**What to work on:**
Print all of the data exactly as written.

**Data lines:**
-=-=-
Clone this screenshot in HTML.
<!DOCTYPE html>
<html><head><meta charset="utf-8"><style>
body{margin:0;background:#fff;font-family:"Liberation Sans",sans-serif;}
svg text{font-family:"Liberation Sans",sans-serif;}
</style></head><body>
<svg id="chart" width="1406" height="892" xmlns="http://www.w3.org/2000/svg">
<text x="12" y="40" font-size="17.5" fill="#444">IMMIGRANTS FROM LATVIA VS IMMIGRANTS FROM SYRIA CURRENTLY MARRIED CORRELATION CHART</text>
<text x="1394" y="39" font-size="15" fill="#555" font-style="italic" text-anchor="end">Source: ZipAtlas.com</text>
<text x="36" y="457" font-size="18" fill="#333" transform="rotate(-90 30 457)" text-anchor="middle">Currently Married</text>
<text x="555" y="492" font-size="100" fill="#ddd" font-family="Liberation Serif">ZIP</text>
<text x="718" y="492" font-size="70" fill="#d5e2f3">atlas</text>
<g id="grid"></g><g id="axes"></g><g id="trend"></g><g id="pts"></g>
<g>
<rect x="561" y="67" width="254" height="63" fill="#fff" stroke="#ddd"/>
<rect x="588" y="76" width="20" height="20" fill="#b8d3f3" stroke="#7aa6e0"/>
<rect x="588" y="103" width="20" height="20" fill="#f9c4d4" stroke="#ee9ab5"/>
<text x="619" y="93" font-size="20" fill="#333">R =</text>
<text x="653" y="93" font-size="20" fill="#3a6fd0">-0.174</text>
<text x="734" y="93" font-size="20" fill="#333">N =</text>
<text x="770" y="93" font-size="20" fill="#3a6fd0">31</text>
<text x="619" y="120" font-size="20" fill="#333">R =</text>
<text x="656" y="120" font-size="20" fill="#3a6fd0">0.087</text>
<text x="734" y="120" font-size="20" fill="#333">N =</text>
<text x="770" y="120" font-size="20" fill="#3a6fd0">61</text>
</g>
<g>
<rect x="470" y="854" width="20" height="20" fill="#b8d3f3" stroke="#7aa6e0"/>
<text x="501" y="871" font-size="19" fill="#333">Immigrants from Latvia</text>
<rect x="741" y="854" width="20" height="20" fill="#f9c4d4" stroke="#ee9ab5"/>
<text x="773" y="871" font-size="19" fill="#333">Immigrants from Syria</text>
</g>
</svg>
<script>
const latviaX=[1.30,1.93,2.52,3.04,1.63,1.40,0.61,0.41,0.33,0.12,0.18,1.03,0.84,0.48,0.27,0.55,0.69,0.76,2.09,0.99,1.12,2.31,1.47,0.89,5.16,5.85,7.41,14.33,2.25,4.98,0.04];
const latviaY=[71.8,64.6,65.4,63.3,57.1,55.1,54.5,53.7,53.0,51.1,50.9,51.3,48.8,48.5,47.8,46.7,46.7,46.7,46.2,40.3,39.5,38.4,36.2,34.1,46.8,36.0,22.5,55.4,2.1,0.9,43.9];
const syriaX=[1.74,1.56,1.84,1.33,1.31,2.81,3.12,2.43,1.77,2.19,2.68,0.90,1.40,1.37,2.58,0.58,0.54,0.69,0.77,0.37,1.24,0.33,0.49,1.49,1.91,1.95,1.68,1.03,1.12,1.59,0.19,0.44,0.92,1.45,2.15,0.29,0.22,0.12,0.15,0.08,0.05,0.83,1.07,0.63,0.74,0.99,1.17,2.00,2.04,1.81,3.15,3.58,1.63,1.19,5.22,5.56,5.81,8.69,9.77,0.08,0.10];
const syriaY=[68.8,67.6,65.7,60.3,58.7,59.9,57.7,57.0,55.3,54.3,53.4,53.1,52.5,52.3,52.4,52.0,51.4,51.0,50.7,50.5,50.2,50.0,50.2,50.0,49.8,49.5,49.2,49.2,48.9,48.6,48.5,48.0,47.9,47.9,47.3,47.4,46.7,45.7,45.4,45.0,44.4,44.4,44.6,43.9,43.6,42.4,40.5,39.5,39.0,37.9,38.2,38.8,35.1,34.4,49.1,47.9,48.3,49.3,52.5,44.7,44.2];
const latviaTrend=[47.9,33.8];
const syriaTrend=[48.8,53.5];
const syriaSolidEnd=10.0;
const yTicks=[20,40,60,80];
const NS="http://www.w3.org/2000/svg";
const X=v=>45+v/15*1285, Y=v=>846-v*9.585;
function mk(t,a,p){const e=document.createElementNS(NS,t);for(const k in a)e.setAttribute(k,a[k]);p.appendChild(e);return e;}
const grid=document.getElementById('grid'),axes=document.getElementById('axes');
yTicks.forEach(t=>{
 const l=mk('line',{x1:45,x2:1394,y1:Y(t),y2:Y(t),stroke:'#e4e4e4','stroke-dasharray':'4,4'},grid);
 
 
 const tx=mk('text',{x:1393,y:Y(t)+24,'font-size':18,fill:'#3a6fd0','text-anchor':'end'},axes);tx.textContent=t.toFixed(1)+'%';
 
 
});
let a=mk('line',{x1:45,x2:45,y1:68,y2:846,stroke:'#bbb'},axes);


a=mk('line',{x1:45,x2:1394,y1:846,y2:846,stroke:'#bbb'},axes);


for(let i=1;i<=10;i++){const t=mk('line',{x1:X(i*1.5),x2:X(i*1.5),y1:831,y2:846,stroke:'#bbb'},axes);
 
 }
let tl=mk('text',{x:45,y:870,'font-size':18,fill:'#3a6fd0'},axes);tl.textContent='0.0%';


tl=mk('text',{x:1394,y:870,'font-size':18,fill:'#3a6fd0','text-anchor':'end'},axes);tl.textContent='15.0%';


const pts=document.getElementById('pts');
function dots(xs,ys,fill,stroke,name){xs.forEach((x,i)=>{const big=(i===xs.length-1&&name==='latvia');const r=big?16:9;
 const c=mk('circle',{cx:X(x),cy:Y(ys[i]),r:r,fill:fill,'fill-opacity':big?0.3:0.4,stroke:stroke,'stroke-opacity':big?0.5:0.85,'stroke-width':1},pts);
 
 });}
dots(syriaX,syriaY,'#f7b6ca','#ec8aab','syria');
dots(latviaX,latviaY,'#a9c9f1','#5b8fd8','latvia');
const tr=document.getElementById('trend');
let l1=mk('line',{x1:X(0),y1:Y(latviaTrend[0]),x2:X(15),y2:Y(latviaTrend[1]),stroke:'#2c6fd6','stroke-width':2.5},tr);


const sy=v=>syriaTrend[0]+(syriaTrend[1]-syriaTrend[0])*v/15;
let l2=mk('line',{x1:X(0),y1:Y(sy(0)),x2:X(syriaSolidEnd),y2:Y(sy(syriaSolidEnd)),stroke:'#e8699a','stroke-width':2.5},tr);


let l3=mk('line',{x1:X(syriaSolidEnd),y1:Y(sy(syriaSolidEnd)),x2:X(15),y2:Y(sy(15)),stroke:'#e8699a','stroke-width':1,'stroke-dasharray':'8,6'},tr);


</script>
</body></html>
-=-=-
**Worked solution:**
Clone this screenshot in HTML.
<!DOCTYPE html>
<html><head><meta charset="utf-8"><style>
body{margin:0;background:#fff;font-family:"Liberation Sans",sans-serif;}
svg text{font-family:"Liberation Sans",sans-serif;}
</style></head><body>
<svg id="chart" width="1406" height="892" xmlns="http://www.w3.org/2000/svg">
<text x="12" y="40" font-size="17.5" fill="#444">IMMIGRANTS FROM LATVIA VS IMMIGRANTS FROM SYRIA CURRENTLY MARRIED CORRELATION CHART</text>
<text x="1394" y="39" font-size="15" fill="#555" font-style="italic" text-anchor="end">Source: ZipAtlas.com</text>
<text x="36" y="457" font-size="18" fill="#333" transform="rotate(-90 30 457)" text-anchor="middle">Currently Married</text>
<text x="555" y="492" font-size="100" fill="#ddd" font-family="Liberation Serif">ZIP</text>
<text x="718" y="492" font-size="70" fill="#d5e2f3">atlas</text>
<g id="grid"></g><g id="axes"></g><g id="trend"></g><g id="pts"></g>
<g>
<rect x="561" y="67" width="254" height="63" fill="#fff" stroke="#ddd"/>
<rect x="588" y="76" width="20" height="20" fill="#b8d3f3" stroke="#7aa6e0"/>
<rect x="588" y="103" width="20" height="20" fill="#f9c4d4" stroke="#ee9ab5"/>
<text x="619" y="93" font-size="20" fill="#333">R =</text>
<text x="653" y="93" font-size="20" fill="#3a6fd0">-0.174</text>
<text x="734" y="93" font-size="20" fill="#333">N =</text>
<text x="770" y="93" font-size="20" fill="#3a6fd0">31</text>
<text x="619" y="120" font-size="20" fill="#333">R =</text>
<text x="656" y="120" font-size="20" fill="#3a6fd0">0.087</text>
<text x="734" y="120" font-size="20" fill="#333">N =</text>
<text x="770" y="120" font-size="20" fill="#3a6fd0">61</text>
</g>
<g>
<rect x="470" y="854" width="20" height="20" fill="#b8d3f3" stroke="#7aa6e0"/>
<text x="501" y="871" font-size="19" fill="#333">Immigrants from Latvia</text>
<rect x="741" y="854" width="20" height="20" fill="#f9c4d4" stroke="#ee9ab5"/>
<text x="773" y="871" font-size="19" fill="#333">Immigrants from Syria</text>
</g>
</svg>
<script>
const latviaX=[1.30,1.93,2.52,3.04,1.63,1.40,0.61,0.41,0.33,0.12,0.18,1.03,0.84,0.48,0.27,0.55,0.69,0.76,2.09,0.99,1.12,2.31,1.47,0.89,5.16,5.85,7.41,14.33,2.25,4.98,0.04];
const latviaY=[71.8,64.6,65.4,63.3,57.1,55.1,54.5,53.7,53.0,51.1,50.9,51.3,48.8,48.5,47.8,46.7,46.7,46.7,46.2,40.3,39.5,38.4,36.2,34.1,46.8,36.0,22.5,55.4,2.1,0.9,43.9];
const syriaX=[1.74,1.56,1.84,1.33,1.31,2.81,3.12,2.43,1.77,2.19,2.68,0.90,1.40,1.37,2.58,0.58,0.54,0.69,0.77,0.37,1.24,0.33,0.49,1.49,1.91,1.95,1.68,1.03,1.12,1.59,0.19,0.44,0.92,1.45,2.15,0.29,0.22,0.12,0.15,0.08,0.05,0.83,1.07,0.63,0.74,0.99,1.17,2.00,2.04,1.81,3.15,3.58,1.63,1.19,5.22,5.56,5.81,8.69,9.77,0.08,0.10];
const syriaY=[68.8,67.6,65.7,60.3,58.7,59.9,57.7,57.0,55.3,54.3,53.4,53.1,52.5,52.3,52.4,52.0,51.4,51.0,50.7,50.5,50.2,50.0,50.2,50.0,49.8,49.5,49.2,49.2,48.9,48.6,48.5,48.0,47.9,47.9,47.3,47.4,46.7,45.7,45.4,45.0,44.4,44.4,44.6,43.9,43.6,42.4,40.5,39.5,39.0,37.9,38.2,38.8,35.1,34.4,49.1,47.9,48.3,49.3,52.5,44.7,44.2];
const latviaTrend=[47.9,33.8];
const syriaTrend=[48.8,53.5];
const syriaSolidEnd=10.0;
const yTicks=[20,40,60,80];
const NS="http://www.w3.org/2000/svg";
const X=v=>45+v/15*1285, Y=v=>846-v*9.585;
function mk(t,a,p){const e=document.createElementNS(NS,t);for(const k in a)e.setAttribute(k,a[k]);p.appendChild(e);return e;}
const grid=document.getElementById('grid'),axes=document.getElementById('axes');
yTicks.forEach(t=>{
 const l=mk('line',{x1:45,x2:1394,y1:Y(t),y2:Y(t),stroke:'#e4e4e4','stroke-dasharray':'4,4'},grid);
 
 
 const tx=mk('text',{x:1393,y:Y(t)+24,'font-size':18,fill:'#3a6fd0','text-anchor':'end'},axes);tx.textContent=t.toFixed(1)+'%';
 
 
});
let a=mk('line',{x1:45,x2:45,y1:68,y2:846,stroke:'#bbb'},axes);


a=mk('line',{x1:45,x2:1394,y1:846,y2:846,stroke:'#bbb'},axes);


for(let i=1;i<=10;i++){const t=mk('line',{x1:X(i*1.5),x2:X(i*1.5),y1:831,y2:846,stroke:'#bbb'},axes);
 
 }
let tl=mk('text',{x:45,y:870,'font-size':18,fill:'#3a6fd0'},axes);tl.textContent='0.0%';


tl=mk('text',{x:1394,y:870,'font-size':18,fill:'#3a6fd0','text-anchor':'end'},axes);tl.textContent='15.0%';


const pts=document.getElementById('pts');
function dots(xs,ys,fill,stroke,name){xs.forEach((x,i)=>{const big=(i===xs.length-1&&name==='latvia');const r=big?16:9;
 const c=mk('circle',{cx:X(x),cy:Y(ys[i]),r:r,fill:fill,'fill-opacity':big?0.3:0.4,stroke:stroke,'stroke-opacity':big?0.5:0.85,'stroke-width':1},pts);
 
 });}
dots(syriaX,syriaY,'#f7b6ca','#ec8aab','syria');
dots(latviaX,latviaY,'#a9c9f1','#5b8fd8','latvia');
const tr=document.getElementById('trend');
let l1=mk('line',{x1:X(0),y1:Y(latviaTrend[0]),x2:X(15),y2:Y(latviaTrend[1]),stroke:'#2c6fd6','stroke-width':2.5},tr);


const sy=v=>syriaTrend[0]+(syriaTrend[1]-syriaTrend[0])*v/15;
let l2=mk('line',{x1:X(0),y1:Y(sy(0)),x2:X(syriaSolidEnd),y2:Y(sy(syriaSolidEnd)),stroke:'#e8699a','stroke-width':2.5},tr);


let l3=mk('line',{x1:X(syriaSolidEnd),y1:Y(sy(syriaSolidEnd)),x2:X(15),y2:Y(sy(15)),stroke:'#e8699a','stroke-width':1,'stroke-dasharray':'8,6'},tr);


</script>
</body></html>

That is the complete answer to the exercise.